02/15/2011

Egyptian attorney general opens investigation of former Interior Minister

Was Egyptian Interior Ministry involved in terrorist attacks on the Coptic cathedral in Alexandria?

 

Egyptian attorney general Abd al-Majid Mahmud has opened an investigation to determine whether the former Egyptian Interior Minister Habib el-Adly was involved in the terrorist attacks Copts that took place in Alexandria last New Year's Eve. This was reported by the moderate Arabian news broadcaster al Arabiya in Dubai. Reports from British diplomats and secret service staff are said to have fostered doubts concerning the official Egyptian version of events. In the attacks on Saint Mark's Cathedral, 24 Copts were killed and 170 people wounded.

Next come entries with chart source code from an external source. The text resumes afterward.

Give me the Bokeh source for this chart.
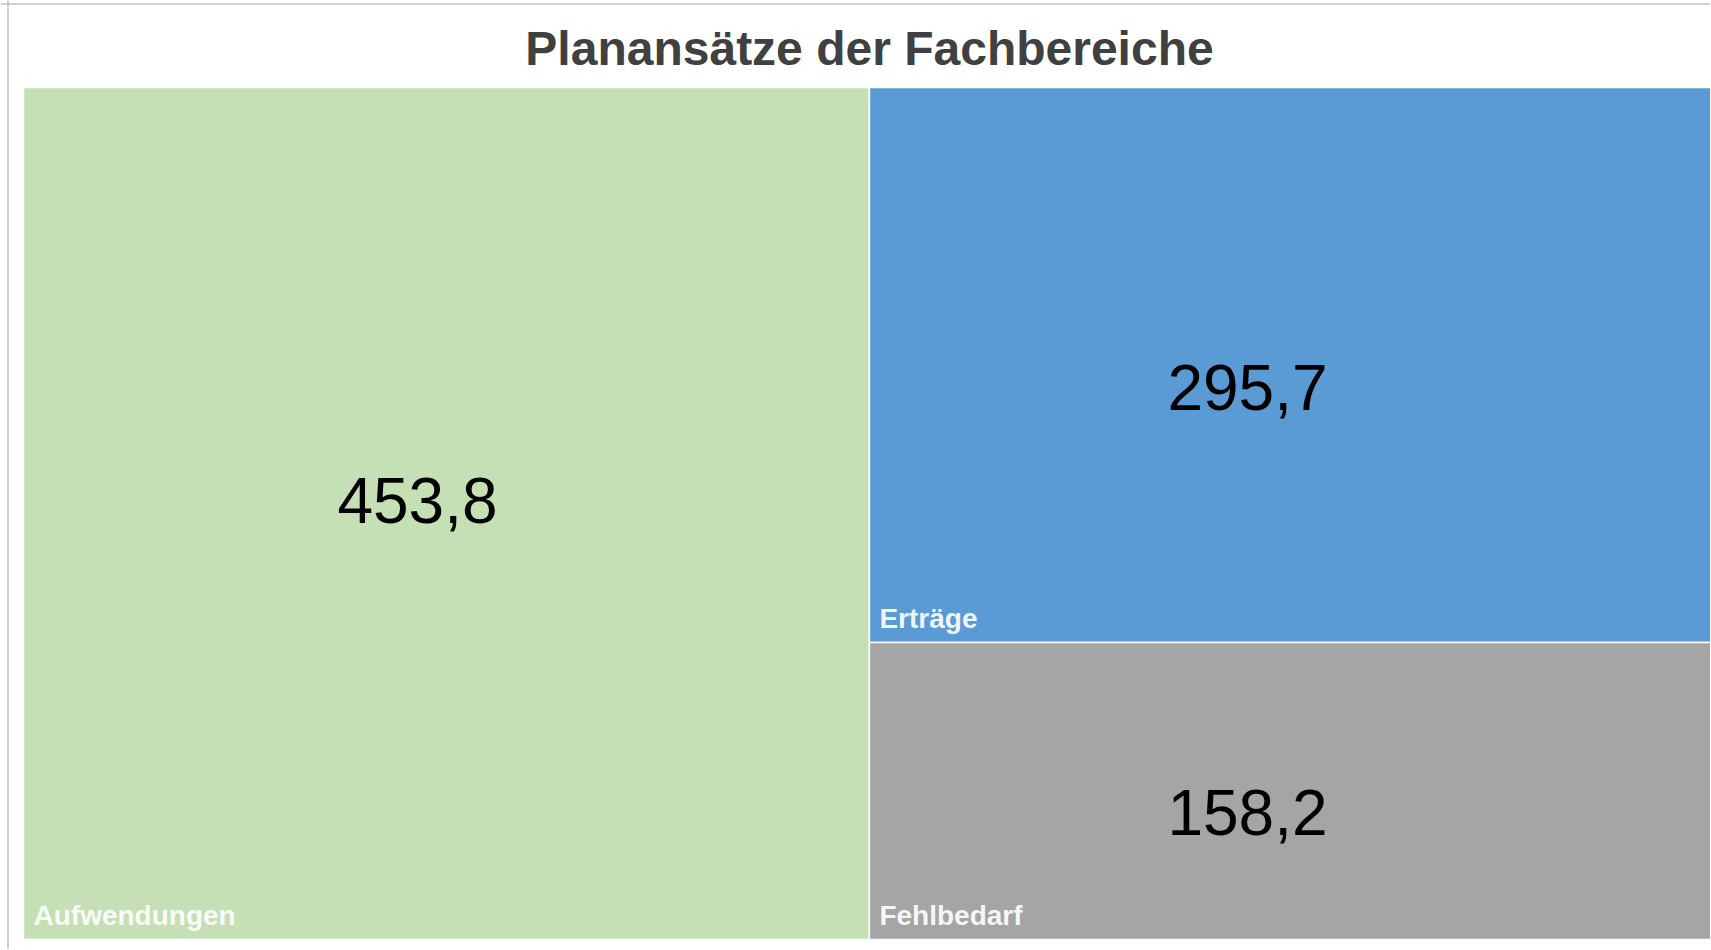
from bokeh.plotting import figure
from bokeh.models import Range1d, Span, ColumnDataSource
from bokeh.core.properties import value
from bokeh.embed import file_html
from bokeh.resources import INLINE

# ---- data ----
categories = ["Aufwendungen", "Erträge", "Fehlbedarf"]
values = [453.8, 295.7, 158.2]
value_labels = ["453,8", "295,7", "158,2"]
colors = ["#c5e0b4", "#5b9bd5", "#a5a5a5"]
title_text = "Planansätze der Fachbereiche"

# ---- squarified treemap layout in a W x H domain ----
W, H = 1692.0, 852.0


def worst(row, side):
    s = sum(row)
    return max(max(side * side * r / (s * s), (s * s) / (side * side * r)) for r in row)


def squarify(sizes, x, y, w, h):
    rects = []
    sizes = list(sizes)
    while sizes:
        side = min(w, h)
        row = [sizes[0]]
        i = 1
        while i < len(sizes) and worst(row + [sizes[i]], side) <= worst(row, side):
            row.append(sizes[i])
            i += 1
        sizes = sizes[i:]
        s = sum(row)
        if w >= h:
            cw = s / h
            cy = y + h
            for r in row:
                rh = r / cw
                rects.append((x, cy - rh, x + cw, cy))
                cy -= rh
            x += cw
            w -= cw
        else:
            rh = s / w
            cx = x
            for r in row:
                rw = r / rh
                rects.append((cx, y + h - rh, cx + rw, y + h))
                cx += rw
            h -= rh
    return rects


total = sum(values)
areas = [v / total * W * H for v in values]
rects = squarify(areas, 0.0, 0.0, W, H)
left = [r[0] for r in rects]
bottom = [r[1] for r in rects]
right = [r[2] for r in rects]
top = [r[3] for r in rects]

src = ColumnDataSource(dict(
    left=left, right=right, bottom=bottom, top=top, color=colors,
    cx=[(a + b) / 2 for a, b in zip(left, right)],
    cy=[(a + b) / 2 for a, b in zip(bottom, top)],
    vlab=value_labels, cat=categories,
    dx=[-29, -45, -45], dy=[-13, 22, 21],
))

p = figure(width=1710, height=949, output_backend="svg", toolbar_location=None,
           x_range=Range1d(-23, 1687), y_range=Range1d(-10, 939), min_border=0)
p.axis.visible = False
p.grid.visible = False
p.outline_line_color = None
p.background_fill_color = "white"
p.border_fill_color = "white"

p.quad(left="left", right="right", bottom="bottom", top="top", fill_color="color",
       line_color="white", line_width=1.5, source=src)

p.text(x="cx", y="cy", text="vlab", x_offset="dx", y_offset="dy", source=src,
       text_font=value("Liberation Sans"), text_font_size="64px", text_color="black",
       text_align="center", text_baseline="middle")

p.text(x="left", y="bottom", text="cat", x_offset=10, y_offset=-24, source=src,
       text_font=value("Liberation Sans"), text_font_size="28px", text_font_style="bold",
       text_color="white", text_alpha=0.92, text_align="left", text_baseline="alphabetic")

p.text(x=[W / 2], y=[H + 39], text=[title_text],
       text_font=value("Liberation Sans"), text_font_size="48px", text_font_style="bold",
       text_color="#404040", text_align="center", text_baseline="middle")

p.add_layout(Span(location=-15.5, dimension="height", line_color="#c0c0c0", line_width=1.5))
p.add_layout(Span(location=935.5, dimension="width", line_color="#c0c0c0", line_width=1.5))

open("out.html", "w").write(file_html(p, INLINE))
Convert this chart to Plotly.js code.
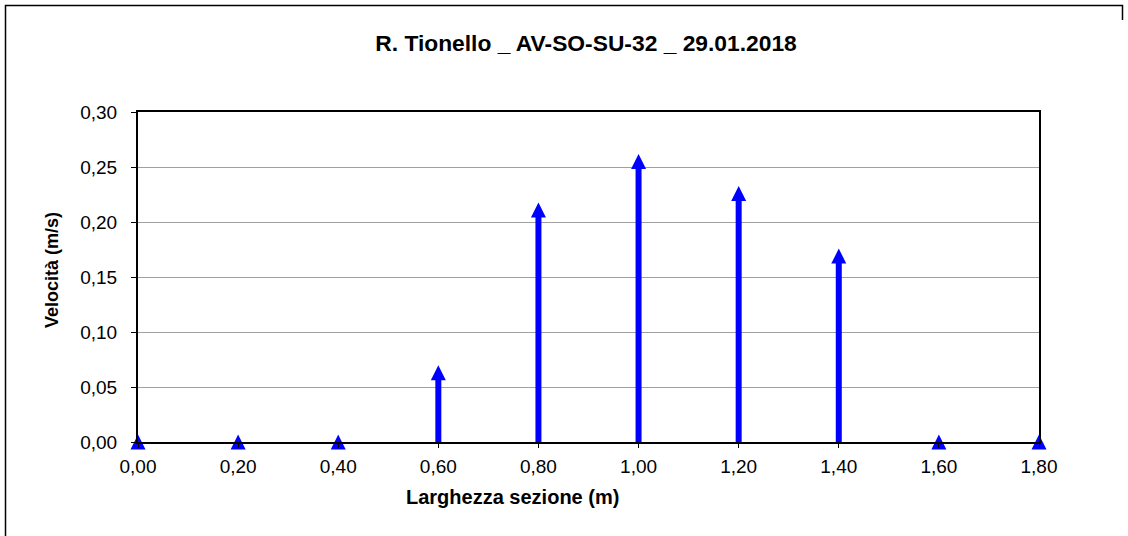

"If this outrageous suspicion is substantiated, it would put the Mubarak regime in an even worse light," said the head of the Africa section the Society for Threatened Peoples (STP), Ulrich Delius. Witnesses of the bloodbath had expressed their concern to the STP over the fact that, in spite of threats of violence, all security forces except four police officers and one supervisor had been withdrawn immediately prior to the attack on the church, which held 2000 worshippers at the time.

The Egyptian Interior Minister offered several different versions of events and with surprising rapidity blamed foreign members of the Al Qaeda terrorist network for the bloodbath. Later the government was forced to admit that the attacks were carried out by Egyptians. Cairo placed responsibility for planning the attack on the Gaza based "Army of Islam," who denied any involvement.

According to Egyptian attorney Ramzi Mamdouh, British diplomats reported that the Egyptian Interior Minister had built up a special commando of 22 operators over the past 6 years, including radical Islamists. Their task was to carry out attacks throughout the land so that the Mubarak regime could present itself as saving the country from Islamists.

British secret service agents are said to have reported that on 11 December 2010 Interior Ministry employee Major Fathi Abdelwahid directed Ahmed Mohamed Khaled, who had been in Egyptian prison for 11 years, to establish contact with the radical group Jundullah. This group was told to prepare an attack on the cathedral in Alexandria. Khaled allegedly told the group that he had procured weapons in Gaza to "discipline the Copts." According to the British report, a member of Jundullah drove explosive-laden vehicle up to the church where, contrary to the prior agreement, the Major ignited the explosives while the attackers were still in the vehicle. Later, the report continued, Khaled met with Jundullah militants in an apartment rented by the conspirators in Alexandria to evaluate the attack. Several days later, the Jundullah activists were arrested and taken to the Interior Ministry. As public order fell apart, they allegedly fled on January 28 and sought asylum at the British embassy.

"The allegations sound incredible, but are reminiscent of similar commando actions by the Algerian secret service, which in 1996 kidnapped seven French monks, who were later killed," said Delius. "Moreover, secret service agents carried out many terrorist attacks which the government in Algiers wrongly blamed on radical Islamists."